### WHAT YOU ARE ASKED TO DO
Can you transcribe the data exactly? Leave the pictures out.

### RECORDED INFORMATION
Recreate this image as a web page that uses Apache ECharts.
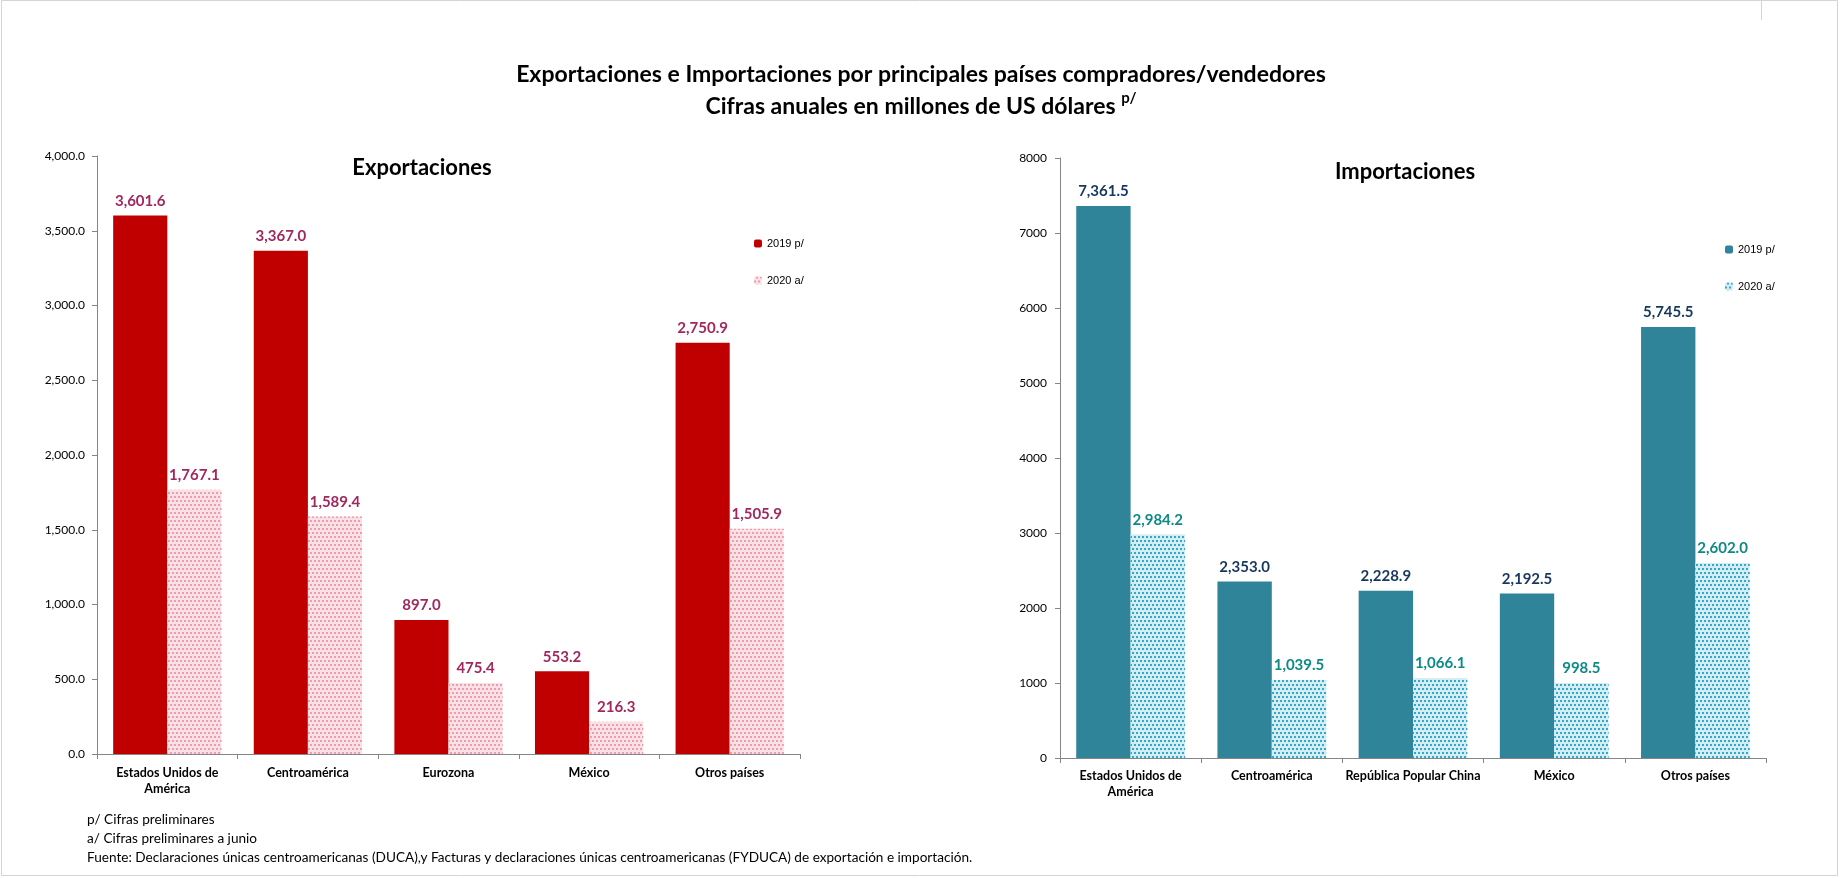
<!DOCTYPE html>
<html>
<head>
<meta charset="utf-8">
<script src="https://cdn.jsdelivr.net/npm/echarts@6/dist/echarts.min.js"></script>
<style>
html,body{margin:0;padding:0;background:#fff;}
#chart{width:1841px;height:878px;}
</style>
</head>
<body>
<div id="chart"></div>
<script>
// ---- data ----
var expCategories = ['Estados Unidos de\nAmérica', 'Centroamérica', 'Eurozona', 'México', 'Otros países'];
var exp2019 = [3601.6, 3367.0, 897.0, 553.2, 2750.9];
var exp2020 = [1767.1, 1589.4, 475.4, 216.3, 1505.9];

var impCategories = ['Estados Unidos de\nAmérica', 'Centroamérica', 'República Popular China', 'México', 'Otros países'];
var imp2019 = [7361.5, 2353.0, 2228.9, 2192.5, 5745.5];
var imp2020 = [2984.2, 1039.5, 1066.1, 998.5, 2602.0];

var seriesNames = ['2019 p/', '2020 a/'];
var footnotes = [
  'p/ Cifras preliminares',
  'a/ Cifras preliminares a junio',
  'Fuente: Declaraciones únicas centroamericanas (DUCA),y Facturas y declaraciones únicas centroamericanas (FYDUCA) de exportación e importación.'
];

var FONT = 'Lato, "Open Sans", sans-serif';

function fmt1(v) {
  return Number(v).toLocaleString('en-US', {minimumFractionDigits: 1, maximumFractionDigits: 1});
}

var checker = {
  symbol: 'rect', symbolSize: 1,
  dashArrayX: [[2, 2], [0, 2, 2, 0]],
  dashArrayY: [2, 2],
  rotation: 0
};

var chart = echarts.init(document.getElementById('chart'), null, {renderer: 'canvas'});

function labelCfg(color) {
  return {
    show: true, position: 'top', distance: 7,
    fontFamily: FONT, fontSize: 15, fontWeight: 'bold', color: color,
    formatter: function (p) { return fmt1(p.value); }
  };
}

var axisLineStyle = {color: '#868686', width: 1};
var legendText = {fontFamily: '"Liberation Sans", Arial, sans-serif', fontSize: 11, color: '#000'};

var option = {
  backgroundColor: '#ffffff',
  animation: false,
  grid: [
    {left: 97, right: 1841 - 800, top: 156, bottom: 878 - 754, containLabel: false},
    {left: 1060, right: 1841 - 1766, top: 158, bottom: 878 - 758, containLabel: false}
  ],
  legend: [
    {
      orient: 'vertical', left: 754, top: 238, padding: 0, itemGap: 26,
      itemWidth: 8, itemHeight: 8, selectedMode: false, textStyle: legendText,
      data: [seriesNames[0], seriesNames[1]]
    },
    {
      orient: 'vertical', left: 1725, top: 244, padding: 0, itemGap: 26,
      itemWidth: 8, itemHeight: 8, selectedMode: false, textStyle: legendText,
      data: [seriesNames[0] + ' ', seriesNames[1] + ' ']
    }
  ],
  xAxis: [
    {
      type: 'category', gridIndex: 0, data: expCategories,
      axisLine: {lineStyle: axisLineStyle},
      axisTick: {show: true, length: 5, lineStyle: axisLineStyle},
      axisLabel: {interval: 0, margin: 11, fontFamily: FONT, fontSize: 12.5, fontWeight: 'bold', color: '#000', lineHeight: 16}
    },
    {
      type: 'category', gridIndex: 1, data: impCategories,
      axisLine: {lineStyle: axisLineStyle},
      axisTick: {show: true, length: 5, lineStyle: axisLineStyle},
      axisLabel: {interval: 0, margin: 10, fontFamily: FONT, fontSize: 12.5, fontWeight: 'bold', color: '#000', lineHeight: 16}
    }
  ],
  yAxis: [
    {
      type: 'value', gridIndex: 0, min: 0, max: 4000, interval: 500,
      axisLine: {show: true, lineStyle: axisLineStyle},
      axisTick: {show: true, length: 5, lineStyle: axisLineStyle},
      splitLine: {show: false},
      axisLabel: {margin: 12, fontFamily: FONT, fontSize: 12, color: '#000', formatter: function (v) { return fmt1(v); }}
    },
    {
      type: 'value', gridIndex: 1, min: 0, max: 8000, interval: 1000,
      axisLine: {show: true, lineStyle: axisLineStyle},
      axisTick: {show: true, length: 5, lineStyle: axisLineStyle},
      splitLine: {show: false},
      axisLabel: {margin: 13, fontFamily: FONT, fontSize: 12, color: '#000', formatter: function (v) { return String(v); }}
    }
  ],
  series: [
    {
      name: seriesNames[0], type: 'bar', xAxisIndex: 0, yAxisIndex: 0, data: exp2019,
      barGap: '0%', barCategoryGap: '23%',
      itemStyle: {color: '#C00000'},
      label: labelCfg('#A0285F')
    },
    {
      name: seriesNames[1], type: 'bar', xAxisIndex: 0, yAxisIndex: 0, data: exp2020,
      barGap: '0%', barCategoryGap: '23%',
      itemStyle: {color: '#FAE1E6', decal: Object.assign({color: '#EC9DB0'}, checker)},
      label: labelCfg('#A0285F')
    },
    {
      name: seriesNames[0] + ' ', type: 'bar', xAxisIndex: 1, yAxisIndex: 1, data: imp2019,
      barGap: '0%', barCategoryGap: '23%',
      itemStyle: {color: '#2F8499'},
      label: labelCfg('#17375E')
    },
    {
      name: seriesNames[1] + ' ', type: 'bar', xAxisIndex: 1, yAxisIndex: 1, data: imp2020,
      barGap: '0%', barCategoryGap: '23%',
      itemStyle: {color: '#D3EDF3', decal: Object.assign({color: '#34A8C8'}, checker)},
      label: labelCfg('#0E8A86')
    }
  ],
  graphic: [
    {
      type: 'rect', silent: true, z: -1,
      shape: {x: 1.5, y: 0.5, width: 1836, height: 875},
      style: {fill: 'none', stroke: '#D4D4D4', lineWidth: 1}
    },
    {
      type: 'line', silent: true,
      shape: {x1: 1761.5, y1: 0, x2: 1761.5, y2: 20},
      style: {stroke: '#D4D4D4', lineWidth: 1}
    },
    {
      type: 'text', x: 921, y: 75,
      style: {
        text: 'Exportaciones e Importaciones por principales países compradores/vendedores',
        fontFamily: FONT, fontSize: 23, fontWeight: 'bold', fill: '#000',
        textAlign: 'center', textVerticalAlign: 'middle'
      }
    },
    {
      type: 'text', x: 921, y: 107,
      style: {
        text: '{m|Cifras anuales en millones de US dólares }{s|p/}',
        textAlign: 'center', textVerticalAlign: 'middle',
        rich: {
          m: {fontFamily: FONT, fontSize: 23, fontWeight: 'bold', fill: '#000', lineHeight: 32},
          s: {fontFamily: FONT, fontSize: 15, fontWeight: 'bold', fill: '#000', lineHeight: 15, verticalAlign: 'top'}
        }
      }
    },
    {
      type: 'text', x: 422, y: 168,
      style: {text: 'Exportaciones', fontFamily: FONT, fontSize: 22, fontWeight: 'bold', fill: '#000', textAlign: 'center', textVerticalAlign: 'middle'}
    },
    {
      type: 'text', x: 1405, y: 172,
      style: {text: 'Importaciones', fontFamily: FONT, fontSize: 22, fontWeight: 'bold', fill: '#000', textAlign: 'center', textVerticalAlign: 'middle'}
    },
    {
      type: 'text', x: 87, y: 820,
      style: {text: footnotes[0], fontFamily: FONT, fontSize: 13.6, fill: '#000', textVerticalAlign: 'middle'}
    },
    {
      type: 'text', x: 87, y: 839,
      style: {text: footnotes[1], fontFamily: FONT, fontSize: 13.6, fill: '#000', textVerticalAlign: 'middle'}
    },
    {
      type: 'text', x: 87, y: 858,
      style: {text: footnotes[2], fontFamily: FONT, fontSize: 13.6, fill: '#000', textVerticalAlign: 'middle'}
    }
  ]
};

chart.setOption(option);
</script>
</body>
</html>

### OUTPUT OF THE TASK
Recreate this image as a web page that uses Apache ECharts.
<!DOCTYPE html>
<html>
<head>
<meta charset="utf-8">
<script src="https://cdn.jsdelivr.net/npm/echarts@6/dist/echarts.min.js"></script>
<style>
html,body{margin:0;padding:0;background:#fff;}
#chart{width:1841px;height:878px;}
</style>
</head>
<body>
<div id="chart"></div>
<script>
// ---- data ----
var expCategories = ['Estados Unidos de\nAmérica', 'Centroamérica', 'Eurozona', 'México', 'Otros países'];
var exp2019 = [3601.6, 3367.0, 897.0, 553.2, 2750.9];
var exp2020 = [1767.1, 1589.4, 475.4, 216.3, 1505.9];

var impCategories = ['Estados Unidos de\nAmérica', 'Centroamérica', 'República Popular China', 'México', 'Otros países'];
var imp2019 = [7361.5, 2353.0, 2228.9, 2192.5, 5745.5];
var imp2020 = [2984.2, 1039.5, 1066.1, 998.5, 2602.0];

var seriesNames = ['2019 p/', '2020 a/'];
var footnotes = [
  'p/ Cifras preliminares',
  'a/ Cifras preliminares a junio',
  'Fuente: Declaraciones únicas centroamericanas (DUCA),y Facturas y declaraciones únicas centroamericanas (FYDUCA) de exportación e importación.'
];

var FONT = 'Lato, "Open Sans", sans-serif';

function fmt1(v) {
  return Number(v).toLocaleString('en-US', {minimumFractionDigits: 1, maximumFractionDigits: 1});
}

var checker = {
  symbol: 'rect', symbolSize: 1,
  dashArrayX: [[2, 2], [0, 2, 2, 0]],
  dashArrayY: [2, 2],
  rotation: 0
};

var chart = echarts.init(document.getElementById('chart'), null, {renderer: 'canvas'});

function labelCfg(color) {
  return {
    show: true, position: 'top', distance: 7,
    fontFamily: FONT, fontSize: 15, fontWeight: 'bold', color: color,
    formatter: function (p) { return fmt1(p.value); }
  };
}

var axisLineStyle = {color: '#868686', width: 1};
var legendText = {fontFamily: '"Liberation Sans", Arial, sans-serif', fontSize: 11, color: '#000'};

var option = {
  backgroundColor: '#ffffff',
  animation: false,
  grid: [
    {left: 97, right: 1841 - 800, top: 156, bottom: 878 - 754, containLabel: false},
    {left: 1060, right: 1841 - 1766, top: 158, bottom: 878 - 758, containLabel: false}
  ],
  legend: [
    {
      orient: 'vertical', left: 754, top: 238, padding: 0, itemGap: 26,
      itemWidth: 8, itemHeight: 8, selectedMode: false, textStyle: legendText,
      data: [seriesNames[0], seriesNames[1]]
    },
    {
      orient: 'vertical', left: 1725, top: 244, padding: 0, itemGap: 26,
      itemWidth: 8, itemHeight: 8, selectedMode: false, textStyle: legendText,
      data: [seriesNames[0] + ' ', seriesNames[1] + ' ']
    }
  ],
  xAxis: [
    {
      type: 'category', gridIndex: 0, data: expCategories,
      axisLine: {lineStyle: axisLineStyle},
      axisTick: {show: true, length: 5, lineStyle: axisLineStyle},
      axisLabel: {interval: 0, margin: 11, fontFamily: FONT, fontSize: 12.5, fontWeight: 'bold', color: '#000', lineHeight: 16}
    },
    {
      type: 'category', gridIndex: 1, data: impCategories,
      axisLine: {lineStyle: axisLineStyle},
      axisTick: {show: true, length: 5, lineStyle: axisLineStyle},
      axisLabel: {interval: 0, margin: 10, fontFamily: FONT, fontSize: 12.5, fontWeight: 'bold', color: '#000', lineHeight: 16}
    }
  ],
  yAxis: [
    {
      type: 'value', gridIndex: 0, min: 0, max: 4000, interval: 500,
      axisLine: {show: true, lineStyle: axisLineStyle},
      axisTick: {show: true, length: 5, lineStyle: axisLineStyle},
      splitLine: {show: false},
      axisLabel: {margin: 12, fontFamily: FONT, fontSize: 12, color: '#000', formatter: function (v) { return fmt1(v); }}
    },
    {
      type: 'value', gridIndex: 1, min: 0, max: 8000, interval: 1000,
      axisLine: {show: true, lineStyle: axisLineStyle},
      axisTick: {show: true, length: 5, lineStyle: axisLineStyle},
      splitLine: {show: false},
      axisLabel: {margin: 13, fontFamily: FONT, fontSize: 12, color: '#000', formatter: function (v) { return String(v); }}
    }
  ],
  series: [
    {
      name: seriesNames[0], type: 'bar', xAxisIndex: 0, yAxisIndex: 0, data: exp2019,
      barGap: '0%', barCategoryGap: '23%',
      itemStyle: {color: '#C00000'},
      label: labelCfg('#A0285F')
    },
    {
      name: seriesNames[1], type: 'bar', xAxisIndex: 0, yAxisIndex: 0, data: exp2020,
      barGap: '0%', barCategoryGap: '23%',
      itemStyle: {color: '#FAE1E6', decal: Object.assign({color: '#EC9DB0'}, checker)},
      label: labelCfg('#A0285F')
    },
    {
      name: seriesNames[0] + ' ', type: 'bar', xAxisIndex: 1, yAxisIndex: 1, data: imp2019,
      barGap: '0%', barCategoryGap: '23%',
      itemStyle: {color: '#2F8499'},
      label: labelCfg('#17375E')
    },
    {
      name: seriesNames[1] + ' ', type: 'bar', xAxisIndex: 1, yAxisIndex: 1, data: imp2020,
      barGap: '0%', barCategoryGap: '23%',
      itemStyle: {color: '#D3EDF3', decal: Object.assign({color: '#34A8C8'}, checker)},
      label: labelCfg('#0E8A86')
    }
  ],
  graphic: [
    {
      type: 'rect', silent: true, z: -1,
      shape: {x: 1.5, y: 0.5, width: 1836, height: 875},
      style: {fill: 'none', stroke: '#D4D4D4', lineWidth: 1}
    },
    {
      type: 'line', silent: true,
      shape: {x1: 1761.5, y1: 0, x2: 1761.5, y2: 20},
      style: {stroke: '#D4D4D4', lineWidth: 1}
    },
    {
      type: 'text', x: 921, y: 75,
      style: {
        text: 'Exportaciones e Importaciones por principales países compradores/vendedores',
        fontFamily: FONT, fontSize: 23, fontWeight: 'bold', fill: '#000',
        textAlign: 'center', textVerticalAlign: 'middle'
      }
    },
    {
      type: 'text', x: 921, y: 107,
      style: {
        text: '{m|Cifras anuales en millones de US dólares }{s|p/}',
        textAlign: 'center', textVerticalAlign: 'middle',
        rich: {
          m: {fontFamily: FONT, fontSize: 23, fontWeight: 'bold', fill: '#000', lineHeight: 32},
          s: {fontFamily: FONT, fontSize: 15, fontWeight: 'bold', fill: '#000', lineHeight: 15, verticalAlign: 'top'}
        }
      }
    },
    {
      type: 'text', x: 422, y: 168,
      style: {text: 'Exportaciones', fontFamily: FONT, fontSize: 22, fontWeight: 'bold', fill: '#000', textAlign: 'center', textVerticalAlign: 'middle'}
    },
    {
      type: 'text', x: 1405, y: 172,
      style: {text: 'Importaciones', fontFamily: FONT, fontSize: 22, fontWeight: 'bold', fill: '#000', textAlign: 'center', textVerticalAlign: 'middle'}
    },
    {
      type: 'text', x: 87, y: 820,
      style: {text: footnotes[0], fontFamily: FONT, fontSize: 13.6, fill: '#000', textVerticalAlign: 'middle'}
    },
    {
      type: 'text', x: 87, y: 839,
      style: {text: footnotes[1], fontFamily: FONT, fontSize: 13.6, fill: '#000', textVerticalAlign: 'middle'}
    },
    {
      type: 'text', x: 87, y: 858,
      style: {text: footnotes[2], fontFamily: FONT, fontSize: 13.6, fill: '#000', textVerticalAlign: 'middle'}
    }
  ]
};

chart.setOption(option);
</script>
</body>
</html>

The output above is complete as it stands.